Classical Conditioning and the Invention of the Laugh Track
I didn’t know what irony was when I first watched Hogan’s Heroes. I just knew I liked it.
The theme song made me feel something, some strange blend of rebellion and optimism, like whistling past a graveyard. It was funny, but not in the way other shows were funny. The characters weren’t trying to outsmart each other for applause. They were playing a long game under pressure, which, in hindsight, is probably why it felt more real to me than the glossy sitcoms set in mid-century kitchens with fathers who never sweat and mothers who never cracked.
But what I didn’t know, what most of us didn’t know, was that Hogan’s Heroes wasn’t supposed to be funny, not on its own. Not at first.
In 1965, CBS tested the pilot in two forms: one with a laugh track, and one without. The version without laughter fell flat. Viewers didn’t know where to laugh, or whether it was okay to. It was too quiet. Too dry. Too real. The test audiences sat in awkward silence, waiting for cues that never came.
So they added the laugh track. And everything changed.
Suddenly, what was once cerebral became communal. A pause became a punchline. The audience, unsure of its role, was given one: laugh now. This is the funny part.

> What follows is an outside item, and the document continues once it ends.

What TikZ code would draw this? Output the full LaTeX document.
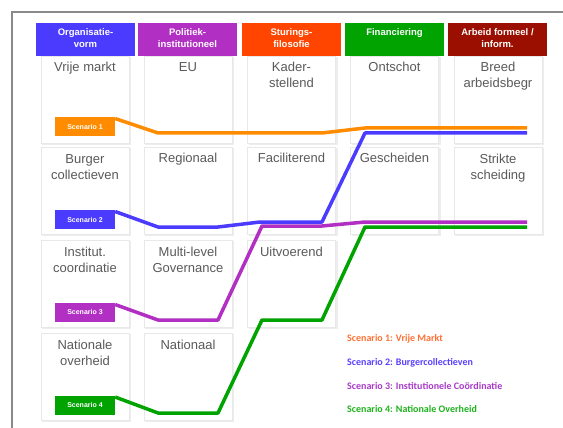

We think of technology as something that builds outward, satellites, skyscrapers, silicon grids, but sometimes it works in reverse. Sometimes it carves inward. The laugh track didn’t build a better sitcom. It built a better audience.
And that audience was us.
Charley Douglass didn’t invent laughter, but he did invent its control panel.
A CBS sound engineer in the 1950s, Douglass created what became known as the “laff box,” a machine filled with hundreds of recorded chuckles, guffaws, and snorts, each labeled with cryptic names like “man slow build” or “girl giggle decay.” He could dial in just the right kind of laugh, at just the right volume, with just the right timing. A God of artificial mirth, sweetening punchlines in post-production until even the writer didn’t recognize the rhythm.
And for decades, only he had the box.
It wasn’t just a monopoly, it was orthodoxy. All CBS comedies, including Hogan’s Heroes, were filtered through his soundboard. If you laughed at television between the 1950s and the 1980s, odds are Charley told you when.
We’d like to believe laughter is spontaneous. A natural response to something unexpected or clever. But that’s not how it works, not always.
The laugh track didn’t just fill silence. It told us how to feel. Like a bell before a meal, it trained us to associate certain rhythms, certain pauses, with emotional release. We weren’t laughing at the jokes anymore, we were laughing with the sound. A conditioned response.
Because when behavior becomes pattern, and pattern becomes identity, we stop asking why we feel a certain way. We just assume we do.
You laugh at a line you don’t find funny, because everyone else does. You start thinking maybe you’re the one who didn’t get it. So you adjust. Your tastes bend. Your instincts dull. What once required introspection becomes a reflex.
It’s not a grand conspiracy. It’s just repetition.
Push button. Hear laugh. Feel normal.
Somewhere along the way, the laugh track stopped being a background element. It became a scaffold. It gave us the timing, the texture, the sense of participation. But it also chipped away at something quieter, our personal threshold for authenticity.
The more we were told when to laugh, the less we trusted ourselves to know. And when that trust goes, something more vital goes with it.
Because that small adjustment, laughing with the crowd, even when you don’t mean to, doesn’t stay small. It becomes identity. And identity, when reinforced by invisible signals, can lose its shape. We don’t become who we are, we become what is easiest to agree with.
We didn’t mean to become Pavlov’s audience.
But the bell rang, and we laughed.
And laughed.
And laughed.
And in that reaction, the individual slipped beneath the surface, replaced by the gentle hum of social agreement. Smoothed, rounded, echoing through generations who never quite asked why they found something funny.